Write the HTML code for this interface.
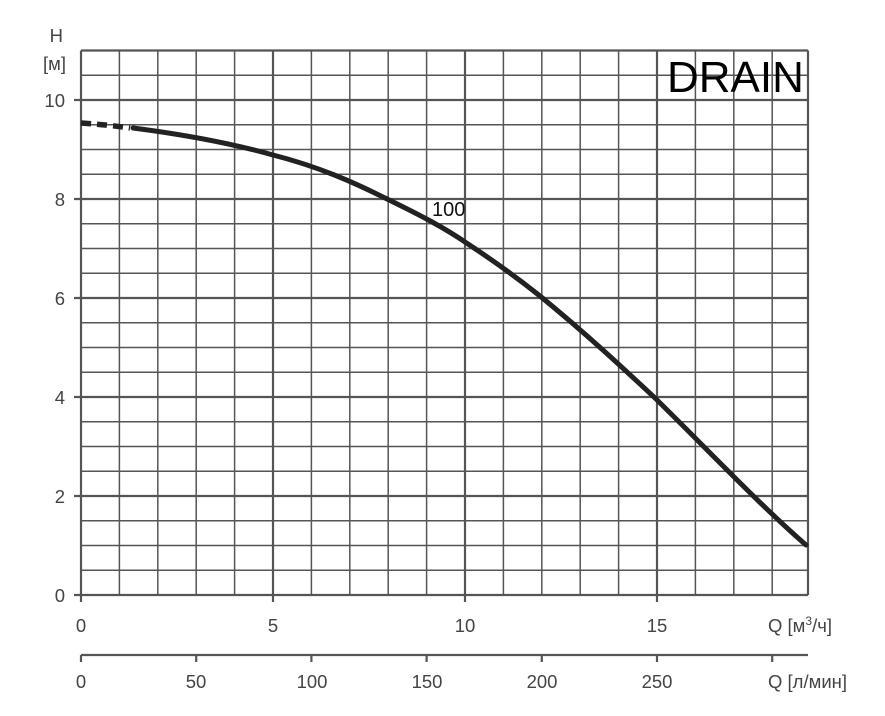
<!DOCTYPE html>
<html><head><meta charset="utf-8"><style>body{margin:0;background:#fff}svg{display:block}</style></head>
<body>
<svg width="885" height="716" xmlns="http://www.w3.org/2000/svg" font-family="Liberation Sans, sans-serif">
<g stroke="#555" stroke-width="1.5">
<line x1="81" y1="50.5" x2="81" y2="595"/>
<line x1="119.4" y1="50.5" x2="119.4" y2="595"/>
<line x1="157.8" y1="50.5" x2="157.8" y2="595"/>
<line x1="196.2" y1="50.5" x2="196.2" y2="595"/>
<line x1="234.6" y1="50.5" x2="234.6" y2="595"/>
<line x1="311.4" y1="50.5" x2="311.4" y2="595"/>
<line x1="349.8" y1="50.5" x2="349.8" y2="595"/>
<line x1="388.2" y1="50.5" x2="388.2" y2="595"/>
<line x1="426.6" y1="50.5" x2="426.6" y2="595"/>
<line x1="503.4" y1="50.5" x2="503.4" y2="595"/>
<line x1="541.8" y1="50.5" x2="541.8" y2="595"/>
<line x1="580.2" y1="50.5" x2="580.2" y2="595"/>
<line x1="618.6" y1="50.5" x2="618.6" y2="595"/>
<line x1="695.4" y1="50.5" x2="695.4" y2="595"/>
<line x1="733.8" y1="50.5" x2="733.8" y2="595"/>
<line x1="772.2" y1="50.5" x2="772.2" y2="595"/>
</g>
<g stroke="#555" stroke-width="2.2">
<line x1="273" y1="50.5" x2="273" y2="602"/>
<line x1="465" y1="50.5" x2="465" y2="602"/>
<line x1="657" y1="50.5" x2="657" y2="602"/>
<line x1="808" y1="50.5" x2="808" y2="595"/>
<line x1="81" y1="50.5" x2="808" y2="50.5"/>
</g>
<g stroke="#555" stroke-width="1.5">
<line x1="81" y1="75.25" x2="808" y2="75.25"/>
<line x1="81" y1="124.75" x2="808" y2="124.75"/>
<line x1="81" y1="149.5" x2="808" y2="149.5"/>
<line x1="81" y1="174.25" x2="808" y2="174.25"/>
<line x1="81" y1="223.75" x2="808" y2="223.75"/>
<line x1="81" y1="248.5" x2="808" y2="248.5"/>
<line x1="81" y1="273.25" x2="808" y2="273.25"/>
<line x1="81" y1="322.75" x2="808" y2="322.75"/>
<line x1="81" y1="347.5" x2="808" y2="347.5"/>
<line x1="81" y1="372.25" x2="808" y2="372.25"/>
<line x1="81" y1="421.75" x2="808" y2="421.75"/>
<line x1="81" y1="446.5" x2="808" y2="446.5"/>
<line x1="81" y1="471.25" x2="808" y2="471.25"/>
<line x1="81" y1="520.75" x2="808" y2="520.75"/>
<line x1="81" y1="545.5" x2="808" y2="545.5"/>
<line x1="81" y1="570.25" x2="808" y2="570.25"/>
</g>
<g stroke="#555" stroke-width="2.2">
<line x1="74" y1="100" x2="808" y2="100"/>
<line x1="74" y1="199" x2="808" y2="199"/>
<line x1="74" y1="298" x2="808" y2="298"/>
<line x1="74" y1="397" x2="808" y2="397"/>
<line x1="74" y1="496" x2="808" y2="496"/>
<line x1="74" y1="595" x2="808" y2="595"/>
<line x1="81" y1="50.5" x2="81" y2="602"/>
<line x1="81" y1="655" x2="808" y2="655"/>
<line x1="81" y1="655" x2="81" y2="662"/>
<line x1="196.2" y1="655" x2="196.2" y2="662"/>
<line x1="311.4" y1="655" x2="311.4" y2="662"/>
<line x1="426.6" y1="655" x2="426.6" y2="662"/>
<line x1="541.8" y1="655" x2="541.8" y2="662"/>
<line x1="657" y1="655" x2="657" y2="662"/>
<line x1="772.2" y1="655" x2="772.2" y2="662"/>
</g>
<path d="M81,123 Q110,125 130,128" fill="none" stroke="#222" stroke-width="5.5" stroke-dasharray="10,6"/>
<path d="M133,128 C180,134 230,143 273,155 C320,167 355,183 385,198 C420,215 445,228 468,244 C500,265 520,280 540,296 C590,337 625,370 655,398 C710,452 760,505 806,545" fill="none" stroke="#222" stroke-width="5" stroke-linecap="round"/>
<text x="432" y="216" font-size="20" fill="#111">100</text>
<text x="667" y="92" font-size="44" fill="#000">DRAIN</text>
<g font-size="18.5" fill="#444" text-anchor="end">
<text x="65" y="107">10</text><text x="65" y="206">8</text><text x="65" y="305">6</text>
<text x="65" y="404">4</text><text x="65" y="503">2</text><text x="65" y="602">0</text>
<text x="63" y="42">H</text><text x="66" y="70">[м]</text>
</g>
<g font-size="18.5" fill="#444" text-anchor="middle">
<text x="81" y="632">0</text><text x="273" y="632">5</text><text x="465" y="632">10</text><text x="657" y="632">15</text>
<text x="81" y="688">0</text><text x="196" y="688">50</text><text x="312" y="688">100</text><text x="427" y="688">150</text>
<text x="542" y="688">200</text><text x="657" y="688">250</text>
</g>
<text x="768" y="632" font-size="18.5" fill="#444">Q [м<tspan font-size="12" dy="-7">3</tspan><tspan dy="7">/ч]</tspan></text>
<text x="768" y="688" font-size="18.5" fill="#444">Q [л/мин]</text>
</svg>
</body></html>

......

- [Problem requirements] Retype the data above exactly; pictures are not part of the copy.

- [The result]
Write the HTML code for this interface.
<!DOCTYPE html>
<html><head><meta charset="utf-8"><style>body{margin:0;background:#fff}svg{display:block}</style></head>
<body>
<svg width="885" height="716" xmlns="http://www.w3.org/2000/svg" font-family="Liberation Sans, sans-serif">
<g stroke="#555" stroke-width="1.5">
<line x1="81" y1="50.5" x2="81" y2="595"/>
<line x1="119.4" y1="50.5" x2="119.4" y2="595"/>
<line x1="157.8" y1="50.5" x2="157.8" y2="595"/>
<line x1="196.2" y1="50.5" x2="196.2" y2="595"/>
<line x1="234.6" y1="50.5" x2="234.6" y2="595"/>
<line x1="311.4" y1="50.5" x2="311.4" y2="595"/>
<line x1="349.8" y1="50.5" x2="349.8" y2="595"/>
<line x1="388.2" y1="50.5" x2="388.2" y2="595"/>
<line x1="426.6" y1="50.5" x2="426.6" y2="595"/>
<line x1="503.4" y1="50.5" x2="503.4" y2="595"/>
<line x1="541.8" y1="50.5" x2="541.8" y2="595"/>
<line x1="580.2" y1="50.5" x2="580.2" y2="595"/>
<line x1="618.6" y1="50.5" x2="618.6" y2="595"/>
<line x1="695.4" y1="50.5" x2="695.4" y2="595"/>
<line x1="733.8" y1="50.5" x2="733.8" y2="595"/>
<line x1="772.2" y1="50.5" x2="772.2" y2="595"/>
</g>
<g stroke="#555" stroke-width="2.2">
<line x1="273" y1="50.5" x2="273" y2="602"/>
<line x1="465" y1="50.5" x2="465" y2="602"/>
<line x1="657" y1="50.5" x2="657" y2="602"/>
<line x1="808" y1="50.5" x2="808" y2="595"/>
<line x1="81" y1="50.5" x2="808" y2="50.5"/>
</g>
<g stroke="#555" stroke-width="1.5">
<line x1="81" y1="75.25" x2="808" y2="75.25"/>
<line x1="81" y1="124.75" x2="808" y2="124.75"/>
<line x1="81" y1="149.5" x2="808" y2="149.5"/>
<line x1="81" y1="174.25" x2="808" y2="174.25"/>
<line x1="81" y1="223.75" x2="808" y2="223.75"/>
<line x1="81" y1="248.5" x2="808" y2="248.5"/>
<line x1="81" y1="273.25" x2="808" y2="273.25"/>
<line x1="81" y1="322.75" x2="808" y2="322.75"/>
<line x1="81" y1="347.5" x2="808" y2="347.5"/>
<line x1="81" y1="372.25" x2="808" y2="372.25"/>
<line x1="81" y1="421.75" x2="808" y2="421.75"/>
<line x1="81" y1="446.5" x2="808" y2="446.5"/>
<line x1="81" y1="471.25" x2="808" y2="471.25"/>
<line x1="81" y1="520.75" x2="808" y2="520.75"/>
<line x1="81" y1="545.5" x2="808" y2="545.5"/>
<line x1="81" y1="570.25" x2="808" y2="570.25"/>
</g>
<g stroke="#555" stroke-width="2.2">
<line x1="74" y1="100" x2="808" y2="100"/>
<line x1="74" y1="199" x2="808" y2="199"/>
<line x1="74" y1="298" x2="808" y2="298"/>
<line x1="74" y1="397" x2="808" y2="397"/>
<line x1="74" y1="496" x2="808" y2="496"/>
<line x1="74" y1="595" x2="808" y2="595"/>
<line x1="81" y1="50.5" x2="81" y2="602"/>
<line x1="81" y1="655" x2="808" y2="655"/>
<line x1="81" y1="655" x2="81" y2="662"/>
<line x1="196.2" y1="655" x2="196.2" y2="662"/>
<line x1="311.4" y1="655" x2="311.4" y2="662"/>
<line x1="426.6" y1="655" x2="426.6" y2="662"/>
<line x1="541.8" y1="655" x2="541.8" y2="662"/>
<line x1="657" y1="655" x2="657" y2="662"/>
<line x1="772.2" y1="655" x2="772.2" y2="662"/>
</g>
<path d="M81,123 Q110,125 130,128" fill="none" stroke="#222" stroke-width="5.5" stroke-dasharray="10,6"/>
<path d="M133,128 C180,134 230,143 273,155 C320,167 355,183 385,198 C420,215 445,228 468,244 C500,265 520,280 540,296 C590,337 625,370 655,398 C710,452 760,505 806,545" fill="none" stroke="#222" stroke-width="5" stroke-linecap="round"/>
<text x="432" y="216" font-size="20" fill="#111">100</text>
<text x="667" y="92" font-size="44" fill="#000">DRAIN</text>
<g font-size="18.5" fill="#444" text-anchor="end">
<text x="65" y="107">10</text><text x="65" y="206">8</text><text x="65" y="305">6</text>
<text x="65" y="404">4</text><text x="65" y="503">2</text><text x="65" y="602">0</text>
<text x="63" y="42">H</text><text x="66" y="70">[м]</text>
</g>
<g font-size="18.5" fill="#444" text-anchor="middle">
<text x="81" y="632">0</text><text x="273" y="632">5</text><text x="465" y="632">10</text><text x="657" y="632">15</text>
<text x="81" y="688">0</text><text x="196" y="688">50</text><text x="312" y="688">100</text><text x="427" y="688">150</text>
<text x="542" y="688">200</text><text x="657" y="688">250</text>
</g>
<text x="768" y="632" font-size="18.5" fill="#444">Q [м<tspan font-size="12" dy="-7">3</tspan><tspan dy="7">/ч]</tspan></text>
<text x="768" y="688" font-size="18.5" fill="#444">Q [л/мин]</text>
</svg>
</body></html>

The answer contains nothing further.